*What is required*. Restate word for word the lines of the records below, starting at the line that contains "Recreate this image" and ending at the line that contains "(reac) at (543,369)", with both of those lines included and nothing else.

*Raw data*.
::::::::::

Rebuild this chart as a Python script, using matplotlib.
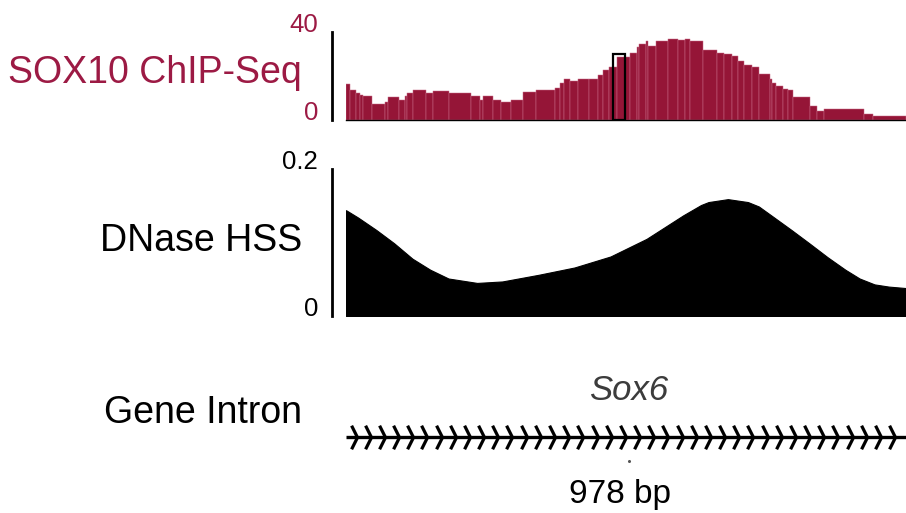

::::::::::

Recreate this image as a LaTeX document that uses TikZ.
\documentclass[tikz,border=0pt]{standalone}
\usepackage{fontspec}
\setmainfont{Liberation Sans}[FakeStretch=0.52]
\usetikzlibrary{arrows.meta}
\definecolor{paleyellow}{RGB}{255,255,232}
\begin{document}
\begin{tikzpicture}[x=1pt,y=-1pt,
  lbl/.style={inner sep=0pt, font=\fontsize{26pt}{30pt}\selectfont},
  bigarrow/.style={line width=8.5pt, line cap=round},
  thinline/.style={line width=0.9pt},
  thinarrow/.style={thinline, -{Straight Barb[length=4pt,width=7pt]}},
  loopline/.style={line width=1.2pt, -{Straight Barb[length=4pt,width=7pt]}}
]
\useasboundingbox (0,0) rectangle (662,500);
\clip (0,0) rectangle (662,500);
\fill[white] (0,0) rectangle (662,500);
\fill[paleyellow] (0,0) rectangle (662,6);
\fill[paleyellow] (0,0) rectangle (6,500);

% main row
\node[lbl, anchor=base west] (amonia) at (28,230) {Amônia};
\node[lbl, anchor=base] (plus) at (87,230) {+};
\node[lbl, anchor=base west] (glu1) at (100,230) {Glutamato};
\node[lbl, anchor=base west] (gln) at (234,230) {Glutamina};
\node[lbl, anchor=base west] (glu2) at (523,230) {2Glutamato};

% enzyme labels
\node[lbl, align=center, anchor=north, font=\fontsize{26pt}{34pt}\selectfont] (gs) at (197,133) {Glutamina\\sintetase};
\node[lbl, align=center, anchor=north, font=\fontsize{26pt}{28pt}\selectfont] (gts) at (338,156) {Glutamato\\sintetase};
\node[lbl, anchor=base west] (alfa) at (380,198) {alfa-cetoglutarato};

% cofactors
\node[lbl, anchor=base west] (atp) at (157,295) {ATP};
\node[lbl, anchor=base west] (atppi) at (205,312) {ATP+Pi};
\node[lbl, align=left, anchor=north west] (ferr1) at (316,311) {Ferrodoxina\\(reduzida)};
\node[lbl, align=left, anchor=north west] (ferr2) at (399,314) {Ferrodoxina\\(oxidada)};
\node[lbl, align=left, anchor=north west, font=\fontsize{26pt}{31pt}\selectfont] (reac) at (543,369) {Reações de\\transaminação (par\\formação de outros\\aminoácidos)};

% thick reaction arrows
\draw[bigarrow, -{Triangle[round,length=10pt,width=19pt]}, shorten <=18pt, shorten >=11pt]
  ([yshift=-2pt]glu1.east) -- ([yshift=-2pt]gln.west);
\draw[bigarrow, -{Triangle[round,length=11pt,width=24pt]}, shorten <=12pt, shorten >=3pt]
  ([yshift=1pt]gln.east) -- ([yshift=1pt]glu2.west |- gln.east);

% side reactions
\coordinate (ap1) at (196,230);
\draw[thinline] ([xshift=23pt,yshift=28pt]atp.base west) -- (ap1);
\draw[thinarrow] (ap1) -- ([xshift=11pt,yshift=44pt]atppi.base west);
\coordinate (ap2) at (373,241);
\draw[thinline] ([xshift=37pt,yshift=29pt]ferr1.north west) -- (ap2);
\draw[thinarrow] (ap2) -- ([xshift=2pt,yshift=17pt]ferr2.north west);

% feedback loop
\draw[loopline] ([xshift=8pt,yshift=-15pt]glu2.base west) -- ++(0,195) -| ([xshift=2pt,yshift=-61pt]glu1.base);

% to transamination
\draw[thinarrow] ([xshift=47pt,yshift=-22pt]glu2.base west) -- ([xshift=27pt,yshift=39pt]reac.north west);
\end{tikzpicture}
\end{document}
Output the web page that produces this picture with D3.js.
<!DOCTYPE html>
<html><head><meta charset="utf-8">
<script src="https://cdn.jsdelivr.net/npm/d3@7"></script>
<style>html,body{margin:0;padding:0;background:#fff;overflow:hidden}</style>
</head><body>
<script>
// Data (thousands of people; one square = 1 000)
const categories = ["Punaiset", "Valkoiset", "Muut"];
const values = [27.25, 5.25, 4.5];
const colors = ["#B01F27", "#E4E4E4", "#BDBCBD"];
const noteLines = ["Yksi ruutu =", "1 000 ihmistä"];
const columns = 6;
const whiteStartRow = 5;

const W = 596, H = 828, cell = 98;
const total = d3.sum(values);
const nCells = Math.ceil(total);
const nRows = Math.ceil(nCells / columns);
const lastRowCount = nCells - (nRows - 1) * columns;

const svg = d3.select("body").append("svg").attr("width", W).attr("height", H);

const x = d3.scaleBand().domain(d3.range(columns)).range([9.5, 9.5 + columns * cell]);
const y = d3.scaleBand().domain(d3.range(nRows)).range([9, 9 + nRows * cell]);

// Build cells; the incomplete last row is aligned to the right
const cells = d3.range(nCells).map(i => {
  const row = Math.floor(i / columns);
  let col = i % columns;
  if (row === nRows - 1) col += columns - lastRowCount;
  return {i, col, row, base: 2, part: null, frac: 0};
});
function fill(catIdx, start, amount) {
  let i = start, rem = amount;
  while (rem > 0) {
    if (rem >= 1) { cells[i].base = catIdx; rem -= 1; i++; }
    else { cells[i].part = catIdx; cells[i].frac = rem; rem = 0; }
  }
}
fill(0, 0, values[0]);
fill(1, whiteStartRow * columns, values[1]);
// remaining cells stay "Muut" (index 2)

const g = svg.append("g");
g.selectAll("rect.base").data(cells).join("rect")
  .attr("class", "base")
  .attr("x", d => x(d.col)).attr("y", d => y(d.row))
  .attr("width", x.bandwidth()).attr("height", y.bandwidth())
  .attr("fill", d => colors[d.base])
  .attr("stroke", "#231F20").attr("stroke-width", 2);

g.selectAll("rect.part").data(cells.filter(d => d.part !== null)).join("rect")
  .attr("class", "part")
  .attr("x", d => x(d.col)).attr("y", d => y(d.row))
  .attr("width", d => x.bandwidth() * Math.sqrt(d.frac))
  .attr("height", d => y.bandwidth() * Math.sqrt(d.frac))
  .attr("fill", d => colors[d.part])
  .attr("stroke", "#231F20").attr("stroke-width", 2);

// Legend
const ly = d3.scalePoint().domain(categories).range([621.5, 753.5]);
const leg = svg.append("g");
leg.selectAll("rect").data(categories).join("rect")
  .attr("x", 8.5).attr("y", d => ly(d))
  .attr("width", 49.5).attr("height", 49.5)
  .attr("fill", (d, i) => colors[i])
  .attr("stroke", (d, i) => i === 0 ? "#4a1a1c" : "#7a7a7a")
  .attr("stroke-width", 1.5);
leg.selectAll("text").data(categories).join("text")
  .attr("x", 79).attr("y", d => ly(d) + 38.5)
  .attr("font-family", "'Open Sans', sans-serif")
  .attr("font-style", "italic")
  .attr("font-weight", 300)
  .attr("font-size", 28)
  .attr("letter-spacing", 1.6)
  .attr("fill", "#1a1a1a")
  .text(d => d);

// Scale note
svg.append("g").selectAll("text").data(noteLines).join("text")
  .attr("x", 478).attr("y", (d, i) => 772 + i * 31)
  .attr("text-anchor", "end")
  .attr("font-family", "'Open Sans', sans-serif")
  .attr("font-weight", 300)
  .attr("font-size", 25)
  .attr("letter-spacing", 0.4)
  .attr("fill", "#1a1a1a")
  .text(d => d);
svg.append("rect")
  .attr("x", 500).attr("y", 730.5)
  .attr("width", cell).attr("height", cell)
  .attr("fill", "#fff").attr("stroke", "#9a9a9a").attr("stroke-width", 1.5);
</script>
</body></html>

::::::::::

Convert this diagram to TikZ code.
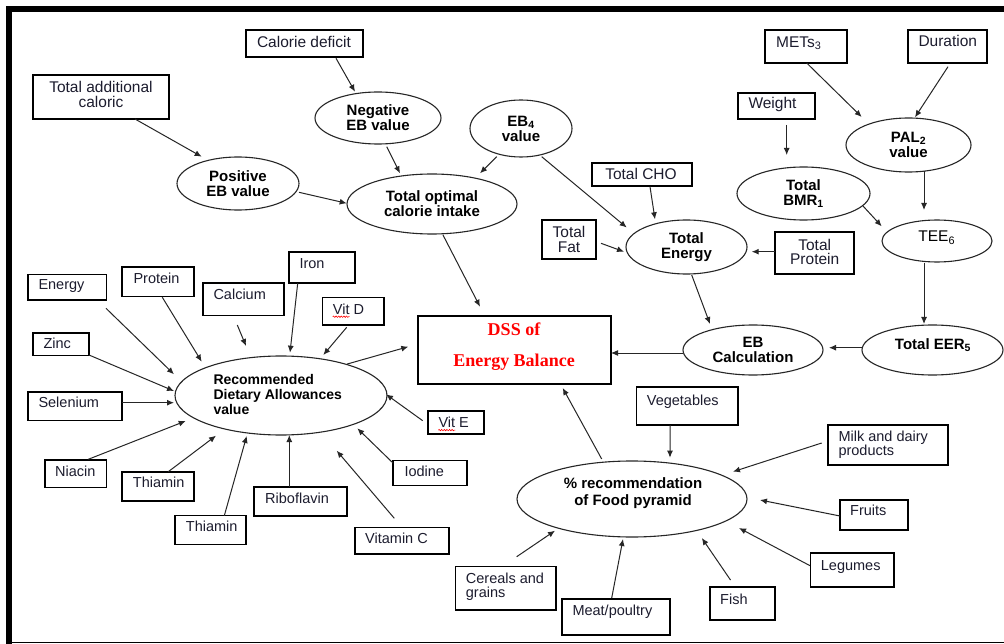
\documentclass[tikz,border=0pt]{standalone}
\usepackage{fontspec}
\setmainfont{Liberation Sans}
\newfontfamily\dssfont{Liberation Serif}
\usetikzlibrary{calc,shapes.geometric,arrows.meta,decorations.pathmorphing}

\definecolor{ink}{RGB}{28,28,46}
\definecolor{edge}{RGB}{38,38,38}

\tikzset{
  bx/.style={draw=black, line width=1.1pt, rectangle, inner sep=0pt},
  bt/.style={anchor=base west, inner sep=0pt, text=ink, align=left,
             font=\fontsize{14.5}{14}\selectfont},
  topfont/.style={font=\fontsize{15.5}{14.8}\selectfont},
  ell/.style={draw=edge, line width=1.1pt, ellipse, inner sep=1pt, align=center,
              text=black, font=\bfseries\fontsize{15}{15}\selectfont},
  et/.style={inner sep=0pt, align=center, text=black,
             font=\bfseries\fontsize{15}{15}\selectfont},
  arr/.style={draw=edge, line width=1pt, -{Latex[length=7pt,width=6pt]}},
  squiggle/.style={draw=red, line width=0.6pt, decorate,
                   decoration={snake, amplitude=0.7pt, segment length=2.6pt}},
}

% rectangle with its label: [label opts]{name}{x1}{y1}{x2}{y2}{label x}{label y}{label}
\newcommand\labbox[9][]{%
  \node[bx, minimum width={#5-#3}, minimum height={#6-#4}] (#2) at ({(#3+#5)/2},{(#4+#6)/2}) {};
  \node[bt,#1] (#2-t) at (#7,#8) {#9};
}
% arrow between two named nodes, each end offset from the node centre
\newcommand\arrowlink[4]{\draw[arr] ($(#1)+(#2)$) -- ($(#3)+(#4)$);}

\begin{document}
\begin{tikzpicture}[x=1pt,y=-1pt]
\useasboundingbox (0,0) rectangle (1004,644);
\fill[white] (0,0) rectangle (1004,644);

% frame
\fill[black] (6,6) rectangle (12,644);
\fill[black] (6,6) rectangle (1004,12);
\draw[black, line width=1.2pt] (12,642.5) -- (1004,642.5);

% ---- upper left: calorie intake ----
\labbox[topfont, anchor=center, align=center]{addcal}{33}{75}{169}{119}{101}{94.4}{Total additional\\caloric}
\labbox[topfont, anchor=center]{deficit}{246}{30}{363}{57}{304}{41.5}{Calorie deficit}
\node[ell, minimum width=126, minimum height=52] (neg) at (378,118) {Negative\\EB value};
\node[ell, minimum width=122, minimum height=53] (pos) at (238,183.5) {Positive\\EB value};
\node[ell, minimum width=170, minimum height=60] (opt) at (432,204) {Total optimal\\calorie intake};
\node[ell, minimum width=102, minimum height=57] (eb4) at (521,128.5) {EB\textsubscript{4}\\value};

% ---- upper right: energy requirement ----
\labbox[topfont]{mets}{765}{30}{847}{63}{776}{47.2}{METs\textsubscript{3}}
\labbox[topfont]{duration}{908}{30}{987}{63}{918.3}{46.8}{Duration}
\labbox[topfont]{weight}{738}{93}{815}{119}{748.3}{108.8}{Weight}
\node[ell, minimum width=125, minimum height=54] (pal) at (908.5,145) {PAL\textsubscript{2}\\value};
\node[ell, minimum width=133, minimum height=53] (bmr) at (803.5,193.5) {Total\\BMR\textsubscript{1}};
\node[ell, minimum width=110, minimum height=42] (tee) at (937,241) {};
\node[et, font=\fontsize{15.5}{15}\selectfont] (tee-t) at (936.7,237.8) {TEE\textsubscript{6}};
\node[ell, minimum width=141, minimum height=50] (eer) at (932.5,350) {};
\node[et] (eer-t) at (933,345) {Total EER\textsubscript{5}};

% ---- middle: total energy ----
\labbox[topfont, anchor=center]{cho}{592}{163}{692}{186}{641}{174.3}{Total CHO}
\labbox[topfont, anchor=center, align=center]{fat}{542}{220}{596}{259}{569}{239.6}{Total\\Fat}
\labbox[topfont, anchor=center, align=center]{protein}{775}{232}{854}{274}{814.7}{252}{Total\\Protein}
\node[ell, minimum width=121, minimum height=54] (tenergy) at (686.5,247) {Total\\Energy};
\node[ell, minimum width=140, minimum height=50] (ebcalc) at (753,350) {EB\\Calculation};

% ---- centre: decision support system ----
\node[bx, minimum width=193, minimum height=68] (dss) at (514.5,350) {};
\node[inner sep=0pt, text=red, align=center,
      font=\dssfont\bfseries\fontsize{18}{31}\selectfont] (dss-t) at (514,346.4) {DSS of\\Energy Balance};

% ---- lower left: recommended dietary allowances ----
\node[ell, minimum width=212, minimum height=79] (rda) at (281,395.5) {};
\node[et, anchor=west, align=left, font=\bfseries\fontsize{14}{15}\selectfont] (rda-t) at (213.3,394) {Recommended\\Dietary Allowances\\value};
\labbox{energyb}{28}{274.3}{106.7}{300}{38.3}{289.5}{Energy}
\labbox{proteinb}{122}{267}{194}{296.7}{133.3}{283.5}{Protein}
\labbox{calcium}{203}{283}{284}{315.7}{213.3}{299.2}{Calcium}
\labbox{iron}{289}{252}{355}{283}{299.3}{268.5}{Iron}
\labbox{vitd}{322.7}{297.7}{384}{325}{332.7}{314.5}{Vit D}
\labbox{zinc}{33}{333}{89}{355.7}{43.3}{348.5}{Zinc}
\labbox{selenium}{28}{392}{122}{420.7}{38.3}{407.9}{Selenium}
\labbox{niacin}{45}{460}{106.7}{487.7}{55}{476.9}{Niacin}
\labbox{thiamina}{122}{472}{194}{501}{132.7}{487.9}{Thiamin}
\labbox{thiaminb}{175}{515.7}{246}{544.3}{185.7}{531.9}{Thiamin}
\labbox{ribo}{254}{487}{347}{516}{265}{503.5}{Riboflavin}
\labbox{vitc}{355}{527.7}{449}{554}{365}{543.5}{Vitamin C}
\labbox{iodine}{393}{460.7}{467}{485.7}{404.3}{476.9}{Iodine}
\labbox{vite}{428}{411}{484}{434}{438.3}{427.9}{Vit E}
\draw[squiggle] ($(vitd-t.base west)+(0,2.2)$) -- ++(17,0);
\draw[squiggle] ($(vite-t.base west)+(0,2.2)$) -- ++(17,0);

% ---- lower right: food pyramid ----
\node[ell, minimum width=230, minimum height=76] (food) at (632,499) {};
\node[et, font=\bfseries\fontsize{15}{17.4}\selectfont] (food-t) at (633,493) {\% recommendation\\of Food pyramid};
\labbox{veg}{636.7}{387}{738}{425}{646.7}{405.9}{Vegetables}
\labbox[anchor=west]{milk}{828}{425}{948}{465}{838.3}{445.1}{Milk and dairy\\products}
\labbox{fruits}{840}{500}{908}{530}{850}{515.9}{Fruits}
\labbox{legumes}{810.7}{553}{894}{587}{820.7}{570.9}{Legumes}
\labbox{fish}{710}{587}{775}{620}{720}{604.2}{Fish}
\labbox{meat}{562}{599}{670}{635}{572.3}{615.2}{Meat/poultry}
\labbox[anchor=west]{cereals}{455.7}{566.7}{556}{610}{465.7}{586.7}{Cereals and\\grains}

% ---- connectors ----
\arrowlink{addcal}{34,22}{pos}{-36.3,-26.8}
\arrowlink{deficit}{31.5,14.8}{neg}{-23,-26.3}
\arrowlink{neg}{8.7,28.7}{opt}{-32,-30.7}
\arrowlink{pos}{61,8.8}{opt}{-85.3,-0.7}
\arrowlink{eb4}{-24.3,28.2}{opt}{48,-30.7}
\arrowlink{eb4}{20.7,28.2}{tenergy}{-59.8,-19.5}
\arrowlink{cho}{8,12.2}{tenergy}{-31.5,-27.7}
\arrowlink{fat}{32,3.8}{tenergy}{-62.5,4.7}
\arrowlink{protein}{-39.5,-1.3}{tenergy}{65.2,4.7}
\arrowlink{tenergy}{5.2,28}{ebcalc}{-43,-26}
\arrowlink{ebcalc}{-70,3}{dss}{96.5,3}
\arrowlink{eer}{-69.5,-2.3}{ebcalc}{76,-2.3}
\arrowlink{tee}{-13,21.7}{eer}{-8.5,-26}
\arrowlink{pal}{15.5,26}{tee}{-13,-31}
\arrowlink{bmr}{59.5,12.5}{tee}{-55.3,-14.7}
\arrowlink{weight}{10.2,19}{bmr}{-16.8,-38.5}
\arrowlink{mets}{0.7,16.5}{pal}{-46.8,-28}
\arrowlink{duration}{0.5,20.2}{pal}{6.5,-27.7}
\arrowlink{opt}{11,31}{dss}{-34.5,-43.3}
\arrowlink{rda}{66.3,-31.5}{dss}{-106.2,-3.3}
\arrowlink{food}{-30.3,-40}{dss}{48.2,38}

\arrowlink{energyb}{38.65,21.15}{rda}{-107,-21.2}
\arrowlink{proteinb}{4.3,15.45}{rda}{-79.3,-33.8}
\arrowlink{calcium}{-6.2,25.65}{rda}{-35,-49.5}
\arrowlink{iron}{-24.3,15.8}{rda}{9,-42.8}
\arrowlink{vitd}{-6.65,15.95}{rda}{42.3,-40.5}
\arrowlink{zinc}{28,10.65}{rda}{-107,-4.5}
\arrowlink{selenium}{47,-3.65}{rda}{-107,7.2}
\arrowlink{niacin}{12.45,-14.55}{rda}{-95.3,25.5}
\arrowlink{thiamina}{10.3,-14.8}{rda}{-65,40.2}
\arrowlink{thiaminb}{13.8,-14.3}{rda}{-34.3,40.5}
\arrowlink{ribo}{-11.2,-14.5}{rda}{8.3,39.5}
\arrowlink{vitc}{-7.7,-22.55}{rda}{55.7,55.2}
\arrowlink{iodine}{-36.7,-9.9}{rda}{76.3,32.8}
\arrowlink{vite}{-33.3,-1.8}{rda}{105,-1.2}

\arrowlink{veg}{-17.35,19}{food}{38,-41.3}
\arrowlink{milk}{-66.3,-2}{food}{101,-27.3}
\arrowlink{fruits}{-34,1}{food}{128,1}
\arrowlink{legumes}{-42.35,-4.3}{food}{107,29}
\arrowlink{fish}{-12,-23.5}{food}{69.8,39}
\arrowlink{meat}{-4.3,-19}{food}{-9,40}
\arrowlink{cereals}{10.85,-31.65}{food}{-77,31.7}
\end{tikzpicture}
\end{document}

::::::::::

*Answer*.
Recreate this image as a LaTeX document that uses TikZ.
\documentclass[tikz,border=0pt]{standalone}
\usepackage{fontspec}
\setmainfont{Liberation Sans}[FakeStretch=0.52]
\usetikzlibrary{arrows.meta}
\definecolor{paleyellow}{RGB}{255,255,232}
\begin{document}
\begin{tikzpicture}[x=1pt,y=-1pt,
  lbl/.style={inner sep=0pt, font=\fontsize{26pt}{30pt}\selectfont},
  bigarrow/.style={line width=8.5pt, line cap=round},
  thinline/.style={line width=0.9pt},
  thinarrow/.style={thinline, -{Straight Barb[length=4pt,width=7pt]}},
  loopline/.style={line width=1.2pt, -{Straight Barb[length=4pt,width=7pt]}}
]
\useasboundingbox (0,0) rectangle (662,500);
\clip (0,0) rectangle (662,500);
\fill[white] (0,0) rectangle (662,500);
\fill[paleyellow] (0,0) rectangle (662,6);
\fill[paleyellow] (0,0) rectangle (6,500);

% main row
\node[lbl, anchor=base west] (amonia) at (28,230) {Amônia};
\node[lbl, anchor=base] (plus) at (87,230) {+};
\node[lbl, anchor=base west] (glu1) at (100,230) {Glutamato};
\node[lbl, anchor=base west] (gln) at (234,230) {Glutamina};
\node[lbl, anchor=base west] (glu2) at (523,230) {2Glutamato};

% enzyme labels
\node[lbl, align=center, anchor=north, font=\fontsize{26pt}{34pt}\selectfont] (gs) at (197,133) {Glutamina\\sintetase};
\node[lbl, align=center, anchor=north, font=\fontsize{26pt}{28pt}\selectfont] (gts) at (338,156) {Glutamato\\sintetase};
\node[lbl, anchor=base west] (alfa) at (380,198) {alfa-cetoglutarato};

% cofactors
\node[lbl, anchor=base west] (atp) at (157,295) {ATP};
\node[lbl, anchor=base west] (atppi) at (205,312) {ATP+Pi};
\node[lbl, align=left, anchor=north west] (ferr1) at (316,311) {Ferrodoxina\\(reduzida)};
\node[lbl, align=left, anchor=north west] (ferr2) at (399,314) {Ferrodoxina\\(oxidada)};
\node[lbl, align=left, anchor=north west, font=\fontsize{26pt}{31pt}\selectfont] (reac) at (543,369) {Reações de\\transaminação (par\\formação de outros\\aminoácidos)};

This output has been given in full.